Chloe Kauffman and Mason Robinson
October 31, 2022

In recent years, a growing cohort of individual investors have been considering and participating in efforts to tie their asset portfolios to their political or social values, a practice known as ‘socially responsible investing’ (SRI). While SRI can be—and has been—employed in a multitude of ways, including refraining from investing in companies that manufacture and sell addictive substances, some have sought to achieve social investment in recent years through investing in firms with high ESG ratings. ESG—first conceptualized in a 2004 “joint initiative” invitation from the United Nations to 50 major financial institutions—grades publicly traded companies on the basis of their environmental, social, and governance policies/performance. Specifically, these categories entail performances on corporate climate initiatives, pollution, board transparency, employee diversity, and  labor practices, amongst other criteria. 

In strict terms of the amount of capital under management, ESG investments have set consecutive records in recent years. Global ESG assets under management (AUMs) surpassed $35 trillion in 2020 (up nearly 15 percent from the end of 2018, up 33 percent from the end of 2016) to become a third of total global AUMs and, by some estimates, are expected to exceed $50 trillion by the year 2025. 94 percent of these firms are concentrated in Europe and the United States, with the United States holding 13%. Despite the perceived popularity of using ESGs to obtain SRI, there are reasons to be highly cautious of ESG ratings when determining socially responsible investment strategies. 

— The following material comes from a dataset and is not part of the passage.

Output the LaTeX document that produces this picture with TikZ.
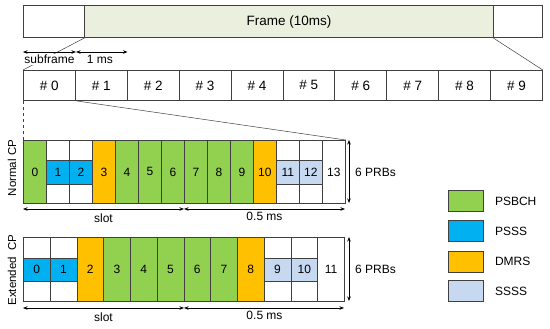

While having investment holdings in highly rated ESG firms may show concern for sustainability, a high ESG rating is not associated with a strong investment holding. A joint study by professors from the London School of Economics and the Columbia Business school found no evidence of ESG investment funds outperforming non-ESG investment funds, showing that ESG ratings are unreliable regarding increasing investment returns. They also found that ESG funds have violated more labor and environmental laws than non-ESG firms. ESG-based investing does not provide any additional benefits compared to non-ESG based investing, on both the basis of the ESG-graded value or the monetary value of an investment.

In 2021, The Securities and Exchange Commission (SEC) created the Climate and ESG Taskforce to “proactively identify ESG-related misconduct” because of the unreliability of ESG ratings and misconduct in correctly allocating ratings. The SEC dedicated an entire task force to catch misconduct, illustrating the severity of the harm ESG ratings can cause. Professor Theo Vermaelen cited that ESG funds mislead potential investors by promoting things like: “Investors in the fund will (1) reduce global warming and (2) do this without giving up returns.” The primary issue is that often, a company’s ESG rating is not synonymous with its actual climate actions, nor does it guarantee positive investment returns. A model created by professors Lubos Pastor, Robert F. Stambaugh, and Lucian A. Taylor predicted that ESG assets, or green assets, “underperform” non-ESG assets “over a sufficiently long period”. An ESG score does not even guarantee that a company follows the guidelines outlined, as it only allocates a weighted scale to companies, at the discretion of the firm allocating the score to the companies.

Additionally, the ESG ratings themselves are not reliable. Many firms receive high environmental and social ratings despite having negative human rights/labor records or having questionable environmental impacts. A key example is the SK Group and the collapse of the dam they built in Laos. Before the catastrophe, the parent company, SK Inc., had an ESG score of BBB from the firm MSCI. Following the collapse that displaced thousands of people and killed at least 70, the parent company received no change to its score. Instead, three months following the disaster, the score was increased to A by MSCI. Now the parent firm has a score of AA, relative to the highest MSCI score of AAA. 

ESG investing has become a fad investing approach for a growing number of individuals who wish to tie their social values with their portfolios. While ESG ratings offer an accessible metric to achieve this, their shortcomings—reduced investment returns and misleading results/marketing—should prompt serious concern from investors wishing to have a sustainable portfolio. At best, ESG ratings are merely another form of mass marketing used by firms to attract investors and should be treated as such.